Pointwise convergence of a sequence of iterations of a continuous function

Note that $f(0)=0$ and if $f_n(x)=f^{(n)}(x)$ we have $$|f_n(x)|=|f(f_{n-1}(x))| < |f_{n-1}(x)|$$ unless $f_{n-1}(x)=0$ .

Fix $x \ne 0$ and consider $y_n=|f_n(x)|$ which is either strictly decreasing or eventually $0$ so in any case it has a limit $y$.

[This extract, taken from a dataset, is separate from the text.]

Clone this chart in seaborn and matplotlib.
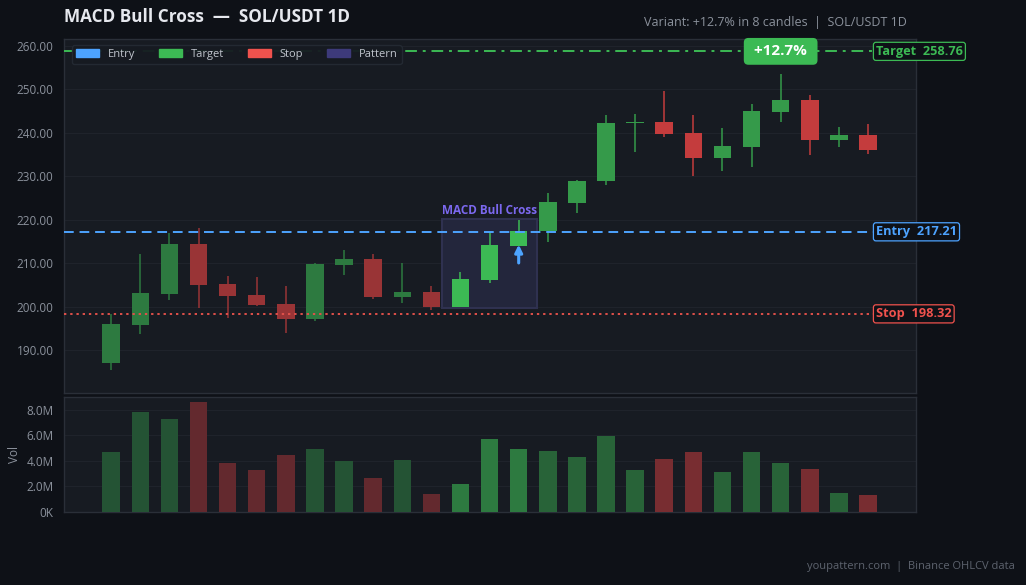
import numpy as np
import pandas as pd
import matplotlib
matplotlib.use("Agg")
import matplotlib.pyplot as plt
import matplotlib.patches as mpatches
import matplotlib.transforms as mtransforms
import seaborn as sns

# ---------------- data ----------------
opens  = [187.1, 195.8, 203.0, 214.4, 205.2, 202.7, 200.6, 197.2, 209.6, 211.0, 202.2, 203.4, 199.9,
          206.1, 214.0, 217.3, 223.9, 228.8, 242.2, 242.5, 240.0, 234.3, 236.8, 244.9, 247.6, 238.4, 239.5]
highs  = [198.3, 212.1, 217.0, 218.1, 207.0, 206.8, 204.7, 210.0, 213.0, 212.1, 210.0, 204.7, 208.0,
          217.2, 219.9, 226.2, 229.1, 244.1, 244.3, 249.6, 244.1, 241.1, 246.6, 253.6, 248.7, 241.3, 242.0]
lows   = [185.4, 193.7, 201.6, 199.7, 197.4, 200.1, 194.0, 196.7, 207.3, 201.7, 200.9, 199.2, 199.9,
          205.5, 214.0, 214.9, 221.6, 228.0, 235.6, 239.1, 230.1, 231.3, 232.2, 242.6, 235.0, 236.8, 235.2]
closes = [196.0, 203.1, 214.4, 205.0, 202.5, 200.4, 197.2, 209.8, 211.0, 202.2, 203.4, 199.9, 206.4,
          214.2, 217.4, 224.1, 228.9, 242.3, 242.5, 239.8, 234.3, 237.0, 245.0, 247.6, 238.4, 239.5, 236.1]
volumes = [4.73, 7.79, 7.24, 8.57, 3.87, 3.32, 4.42, 4.89, 4.02, 2.69, 4.10, 1.44, 2.22,
           5.75, 4.96, 4.81, 4.34, 5.91, 3.32, 4.18, 4.73, 3.16, 4.73, 3.87, 3.40, 1.51, 1.36]  # millions
pattern_idx = [12, 13, 14]
entry, target, stop = 217.21, 258.76, 198.32
pattern_name = "MACD Bull Cross"
title = "MACD Bull Cross  —  SOL/USDT 1D"
subtitle = "Variant: +12.7% in 8 candles  |  SOL/USDT 1D"
badge = "+12.7%"
badge_idx = 23
footer = "youpattern.com  |  Binance OHLCV data"
price_ticks = [190, 200, 210, 220, 230, 240, 250, 260]
vol_ticks = [0, 2, 4, 6, 8]
vol_tick_labels = ["0K", "2.0M", "4.0M", "6.0M", "8.0M"]

# ---------------- style ----------------
BG = "#0e1117"
AX = "#171b22"
GRID = "#1f232b"
SPINE = "#2a2f38"
TXT = "#8b919c"
GREEN = "#3cba54"
RED = "#ef4444"
BLUE = "#4da3ff"
PURPLE = "#7b68ee"
PAT = "#3d3a7a"

sns.set_theme(style="dark")
plt.rcParams["font.family"] = ["Open Sans", "DejaVu Sans"]

n = len(opens)
x = np.arange(n)
df = pd.DataFrame({"x": x, "open": opens, "high": highs, "low": lows, "close": closes,
                   "vol": np.array(volumes) * 1e6})
df["up"] = df["close"] >= df["open"]
def phase(i):
    if i in pattern_idx:
        return "pat"
    return "pre" if i < pattern_idx[0] else "post"
df["phase"] = [phase(i) for i in x]

def blend(hexc, a, bg=AX):
    c = np.array(matplotlib.colors.to_rgb(hexc))
    b = np.array(matplotlib.colors.to_rgb(bg))
    return matplotlib.colors.to_hex(b + a * (c - b))

candle_alpha = {"pre": 0.6, "pat": 1.0, "post": 0.8}
vol_alpha = {"pre": 0.35, "pat": 0.6, "post": 0.45}

fig = plt.figure(figsize=(10.26, 5.85), dpi=100, facecolor=BG)
ax = fig.add_axes([0.0624, 0.3282, 0.8304, 0.6051])
axv = fig.add_axes([0.0624, 0.1248, 0.8304, 0.1966])
for a in (ax, axv):
    a.set_facecolor(AX)
    for s in a.spines.values():
        s.set_color(SPINE)
        s.set_linewidth(1)
    a.grid(axis="y", color=GRID, linewidth=0.8)
    a.grid(axis="x", visible=False)
    a.tick_params(colors=TXT, labelsize=8.5, length=4, color="#7a808a")
    a.set_axisbelow(True)

# candles
for _, r in df.iterrows():
    base = GREEN if r["up"] else RED
    col = blend(base, candle_alpha[r["phase"]])
    ax.vlines(r["x"], r["low"], r["high"], color=col, linewidth=1.1, zorder=2)
    lo, hi = min(r["open"], r["close"]), max(r["open"], r["close"])
    ax.bar(r["x"], max(hi - lo, 0.35), bottom=lo, width=0.6, color=col, zorder=3, linewidth=0)

# pattern box
p_lo = min(lows[i] for i in pattern_idx) - 0.3
p_hi = max(highs[i] for i in pattern_idx) + 0.2
bw = pattern_idx[-1] - pattern_idx[0] + 1.24
ax.add_patch(mpatches.Rectangle((pattern_idx[0] - 0.62, p_lo), bw, p_hi - p_lo,
                                facecolor="#23263c", edgecolor="#2f3150", linewidth=1.5, zorder=1))
ax.text(np.mean(pattern_idx), p_hi + 0.5, pattern_name, color=PURPLE, fontsize=8.5,
        fontweight="bold", ha="center", va="bottom", zorder=5)

# arrow
ai = pattern_idx[-1]
ax.annotate("", xy=(ai, opens[ai] + 0.9), xytext=(ai, opens[ai] - 4.6),
            arrowprops=dict(arrowstyle="-|>", color=BLUE, lw=2.2, mutation_scale=11), zorder=6)

# level lines
ax.axhline(entry, color=BLUE, linestyle=(0, (5, 3)), linewidth=1.4, zorder=4)
ax.axhline(stop, color="#e0504a", linestyle=(0, (1.2, 2)), linewidth=1.4, zorder=4)
ax.axhline(target, color=GREEN, linestyle=(0, (6, 3, 1.5, 3)), linewidth=1.4, zorder=4)

trans = mtransforms.blended_transform_factory(ax.transAxes, ax.transData)
for lvl, lab, col in [(target, "Target  %.2f" % target, GREEN),
                      (entry, "Entry  %.2f" % entry, BLUE),
                      (stop, "Stop  %.2f" % stop, "#f0524d")]:
    ax.text(0.953, lvl, lab, transform=trans, color=col, fontsize=9.2, fontweight="bold",
            ha="left", va="center", zorder=7, clip_on=False,
            bbox=dict(boxstyle="round,pad=0.2,rounding_size=0.2", facecolor=BG, edgecolor=col, linewidth=0.9))

# badge
ax.text(badge_idx, target, " " + badge + " ", color="white", fontsize=11, fontweight="bold", ha="center",
        va="center", zorder=8,
        bbox=dict(boxstyle="round,pad=0.42,rounding_size=0.3", facecolor=GREEN, edgecolor="none"))

ax.set_xlim(-1.62, n - 1 + 1.65)
ax.set_ylim(180.1, 261.6)
ax.set_yticks(price_ticks)
ax.set_yticklabels(["%.2f" % t for t in price_ticks])
ax.set_xticks(x[::3])
ax.set_xticklabels([])

handles = [mpatches.Patch(color=BLUE, label="Entry"), mpatches.Patch(color=GREEN, label="Target"),
           mpatches.Patch(color="#f0524d", label="Stop"), mpatches.Patch(color=PAT, label="Pattern")]
leg = ax.legend(handles=handles, loc="upper left", ncol=4, fontsize=8, frameon=True,
                facecolor="#161a21", edgecolor="#242a33", labelcolor="#c0c5cd",
                handlelength=2.1, handleheight=0.7, handletextpad=0.8, columnspacing=2.1,
                borderpad=0.35, bbox_to_anchor=(0.003, 0.998), framealpha=0.95)
leg.set_zorder(9)

# volume
vcol = {}
for _, r in df.iterrows():
    base = GREEN if r["up"] else RED
    key = r["phase"] + ("_up" if r["up"] else "_dn")
    vcol[key] = blend(base, vol_alpha[r["phase"]])
df["vkey"] = [p + ("_up" if u else "_dn") for p, u in zip(df["phase"], df["up"])]
sns.barplot(data=df, x="x", y="vol", hue="vkey", palette=vcol, native_scale=True, width=0.6,
            dodge=False, legend=False, ax=axv, saturation=1, linewidth=0, zorder=3)
axv.set_xlim(-1.62, n - 1 + 1.65)
axv.set_ylim(0, max(volumes) * 1.05e6)
axv.set_yticks(np.array(vol_ticks) * 1e6)
axv.set_yticklabels(vol_tick_labels)
axv.set_xticks(x[::3])
axv.set_xticklabels([])
axv.set_xlabel("")
axv.set_ylabel("Vol", color=TXT, fontsize=8.5)
axv.grid(axis="y", color=GRID, linewidth=0.8)

fig.text(0.0624, 0.971, title, color="#e6e8ee", fontsize=12.3, fontweight="bold", ha="left", va="center")
fig.text(0.884, 0.961, subtitle, color=TXT, fontsize=9, ha="right", va="center")
fig.text(0.989, 0.031, footer, color="#5d636e", fontsize=8, ha="right", va="center")

fig.savefig("out.png", dpi=100, facecolor=BG)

Assume $y >0$ and then note that the limit points of the sequence $f_n(x)$ are $\pm y$. Say wlog $z_k=f_{n_k}(x) \to y$ so $f(z_k) \to f(y)$. But $f(z_k)=f_{n_{k}+1}(x)$ are in the sequence $f_n(x)$ so their limit points are still $\pm y$ hence $f(y)=\pm y$ and that clearly contradicts the hypothesis since we assumed $y>0$

So for all $x$ we have indeed $f_n(x) \to 0$

Let $x\in [-1,1].$ Define $f^0(x):=x.$ Since $\vert f(t)\vert < \vert t\vert\ \forall\ t,$ let $n\in\mathbb{N}$ and put $t=f^{n-1}(x),$ giving $\vert f^n(x)\vert < \vert f^{n-1}(x)\vert.$ Since this is true for all $n\in\mathbb{N},$ we see that the sequence $ \left(\vert f^n(x)\vert\right)_{n=0}^{\infty}$ is strictly decreasing.

Suppose, by way of contradiction, that $\displaystyle\lim_{n\to\infty}\vert f^n(x)\vert\neq 0.$ Then by the monotone convergence theorem there exists $\gamma>0$ such that $\displaystyle\lim_{n\to\infty}\vert f^n(x)\vert = \gamma^+.$

We have a sequence, $t_n:=f^n(x)$ such that, $\displaystyle\lim_{n\to\infty} \vert t_n\vert = \gamma$ and $\displaystyle\lim_{n\to\infty} \vert f(t_n)\vert = \gamma.$ This implies the existence of a subsequence $(t_{k_n})_{n=1}^{\infty}$ such that $\left(\displaystyle\lim_{n\to\infty} t_{k_n} = -\gamma\quad\text{ or } \quad\displaystyle\lim_{n\to\infty} t_{k_n} = \gamma\right)\quad$ and $\quad\left(\displaystyle\lim_{n\to\infty} f(t_{k_n}) = -\gamma\quad\text{ or }\quad\displaystyle\lim_{n\to\infty} f(t_{k_n}) = \gamma\right).$

One of the four cases must be true. Suppose, for example, that $\displaystyle\lim_{n\to\infty} t_{k_n} = \gamma\quad$ and $\quad\displaystyle\lim_{n\to\infty} f(t_{k_n}) = -\gamma.$ since $f$ is continuous, we must have that $f(\gamma)=-\gamma.$ Similar statements can be made for the other three cases. The point is that, in any of the four cases, we certainly have $\vert f(\gamma)\vert = \vert \gamma\vert.$

This contradicts the fact that $\vert f(x)\vert < \vert x \vert$ for all $x\in [-1,1].$ Thus $\displaystyle\lim_{n\to\infty}\vert f^n(x)\vert= 0,$ (that is, no such $\gamma$ exists), and so $\displaystyle\lim_{n\to\infty} f^n(x)=0.$ Since $x$ was arbitrary, the result follows.